The Copenhagen meeting approved a document calling for radical reforms of CDM, in particular a reduction in its bureaucracy and a speeding up of the approval of projects. But a reorganisation of the mechanism could take some time.
‘The whole future of CDM is now questionable,’ says Oude Lohuis. ‘It has lost a lot of support in the EU, whose backing is essential if it is to be expanded. There is now a great reluctance in the EU to use it as a future means for funding technology transfers.’
In addition to multilateral finance, much of the extra funding could also come from bilateral arrangements between individual developed and developing nations, particularly China, India and other emerging economies.
The main channel for bilateral deals will be existing systems of international aid among the rich countries – or what is called official development assistance (ODA). But developing countries will be expecting that any ODA money for climate change projects will be in addition to funds already allocated by developed nations for their international aid budgets.
‘ODA is already, with CDM, the largest source of funds for climate change assistance to developing countries,’ says Alex Debarres, senior renewables analyst at Datamonitor, the business information and analysis company.
Not only did the Copenhagen conference fail to spell out the details of future funding.
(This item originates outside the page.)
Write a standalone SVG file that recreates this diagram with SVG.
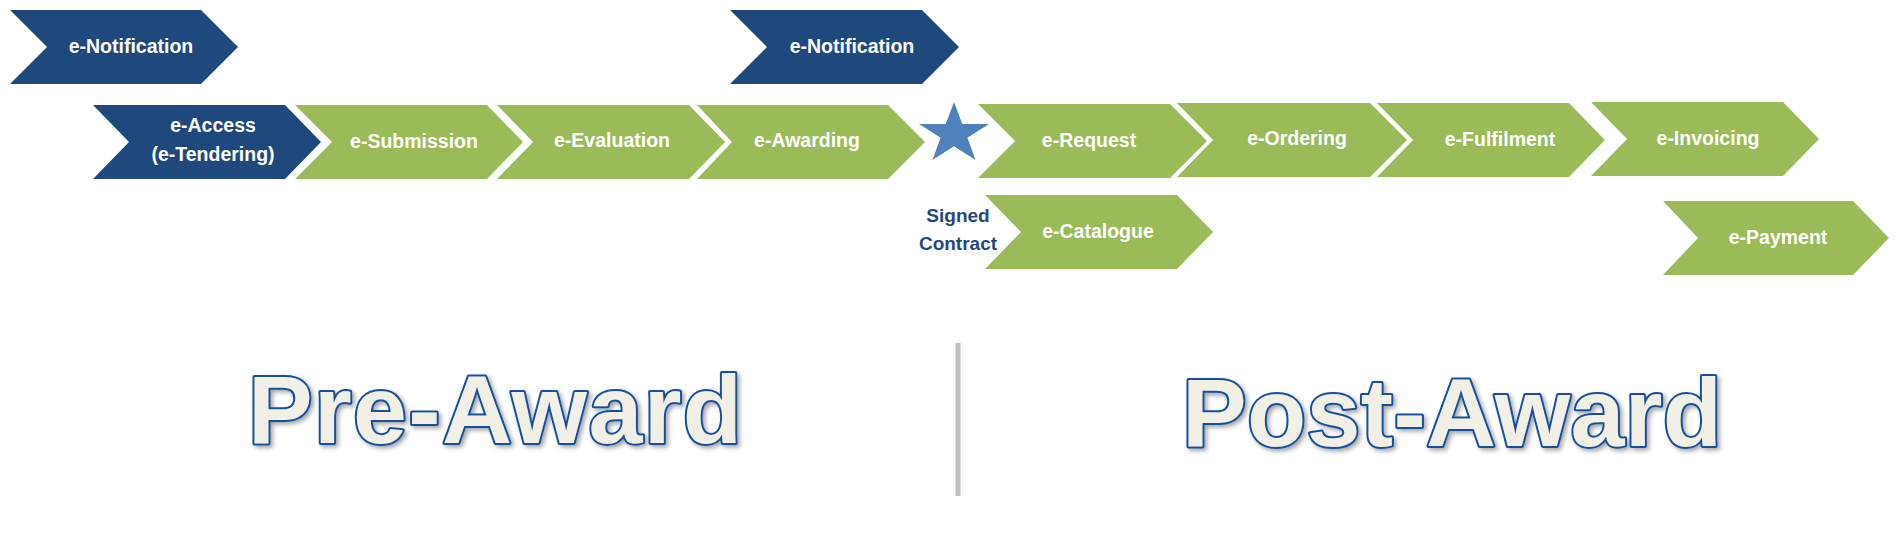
<svg xmlns="http://www.w3.org/2000/svg" width="1896" height="551" viewBox="0 0 1896 551">
<style>
.navy{fill:#1F497D}
.green{fill:#9BBB59}
.lbl{font-family:"Liberation Sans",Arial,sans-serif;font-weight:bold;font-size:19.5px;fill:#FFFFFF;text-anchor:middle}
.sc{font-family:"Liberation Sans",Arial,sans-serif;font-weight:bold;font-size:19px;fill:#1F497D;text-anchor:middle}
.big{font-family:"Liberation Sans",Arial,sans-serif;font-weight:bold;font-size:97px;fill:#F2EFE4;stroke:#15509E;stroke-width:4px;paint-order:stroke;stroke-linejoin:round}
</style>
<defs>
<filter id="sh" x="-5%" y="-10%" width="115%" height="130%">
<feDropShadow dx="2.5" dy="2.5" stdDeviation="2" flood-color="#000" flood-opacity="0.35"/>
</filter>
</defs>
<rect width="1896" height="551" fill="#FFFFFF"/>
<g id="connectors"></g>
<g id="n-notification-1"><polygon class="navy" points="10,10 201,10 238,47 201,84 10,84 47,47"/><text class="lbl" x="131" y="53">e-Notification</text></g>
<g id="n-notification-2"><polygon class="navy" points="730,10 922,10 959,47 922,84 730,84 767,47"/><text class="lbl" x="852" y="53">e-Notification</text></g>
<g id="n-access"><polygon class="navy" points="93,105 285,105 321,142 285,179 93,179 129,142"/><text class="lbl" x="213" y="132">e-Access</text><text class="lbl" x="213" y="161">(e-Tendering)</text></g>
<g id="n-submission"><polygon class="green" points="295,105 487,105 523,142 487,179 295,179 332,142"/><text class="lbl" x="414" y="148">e-Submission</text></g>
<g id="n-evaluation"><polygon class="green" points="497,105 689,105 725,142 689,179 497,179 533,142"/><text class="lbl" x="612" y="147">e-Evaluation</text></g>
<g id="n-awarding"><polygon class="green" points="697,105 888,105 925,142 888,179 697,179 732,142"/><text class="lbl" x="807" y="147">e-Awarding</text></g>
<g id="n-star"><polygon fill="#4F81BD" points="954,102 962.3,124.1 989,124.1 967.4,137.8 975.6,160 954,146.2 932.4,160 940.6,137.8 919,124.1 945.7,124.1"/></g>
<g id="n-signed-contract"><text class="sc" x="958" y="222">Signed</text><text class="sc" x="958" y="250">Contract</text></g>
<g id="n-request"><polygon class="green" points="978,104 1170,104 1207,141 1170,178 978,178 1015,141"/><text class="lbl" x="1089" y="147">e-Request</text></g>
<g id="n-ordering"><polygon class="green" points="1177,103 1370,103 1407,140 1370,177 1177,177 1213,140"/><text class="lbl" x="1297" y="145">e-Ordering</text></g>
<g id="n-fulfilment"><polygon class="green" points="1377,103 1569,103 1605,140 1569,177 1377,177 1413,140"/><text class="lbl" x="1500" y="146">e-Fulfilment</text></g>
<g id="n-invoicing"><polygon class="green" points="1591,102 1783,102 1819,139 1783,176 1591,176 1627,139"/><text class="lbl" x="1708" y="145">e-Invoicing</text></g>
<g id="n-catalogue"><polygon class="green" points="985,195 1177,195 1213,232 1177,269 985,269 1021,232"/><text class="lbl" x="1098" y="238">e-Catalogue</text></g>
<g id="n-payment"><polygon class="green" points="1663,201 1853,201 1889,238 1853,275 1663,275 1698,238"/><text class="lbl" x="1778" y="244">e-Payment</text></g>
<g id="divider"><rect x="955.5" y="343" width="5" height="153" fill="#BFBFBF"/></g>
<g id="pre-award" filter="url(#sh)"><text class="big" x="248" y="443" textLength="494" lengthAdjust="spacing">Pre-Award</text></g>
<g id="post-award" filter="url(#sh)"><text class="big" x="1182" y="446" textLength="540" lengthAdjust="spacing">Post-Award</text></g>
</svg>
The delegates also hardly considered what types of climate change technologies should be eligible for financial assistance.
‘There was no real serious discussion of any technologies – not even renewables and other clean energy options for reducing emissions,’ says Oude Lohuis.
Chemical companies have been hoping that a wide range of technologies, extending from building and transport materials to low-energy production processes to components for photovoltaic equipment, would qualify for transfer funding.
No decision was taken on the entitlement of carbon capture and storage (CCS) technologies to financial help in developing countries let alone on how they would be funded. ‘The underlying technologies for CCS are proven and we’re engaged in a number of projects to “learn by doing” as quickly as practicable,’ says an official at Shell, a leader in CCS development.
Delegates at the Copenhagen conference had to abandon discussion of details in order to concentrate on gaining a deal on the key issues of targets for funding and for an overall limit on global warming temperatures. Otherwise the meeting would have been a complete failure with no agreement at all.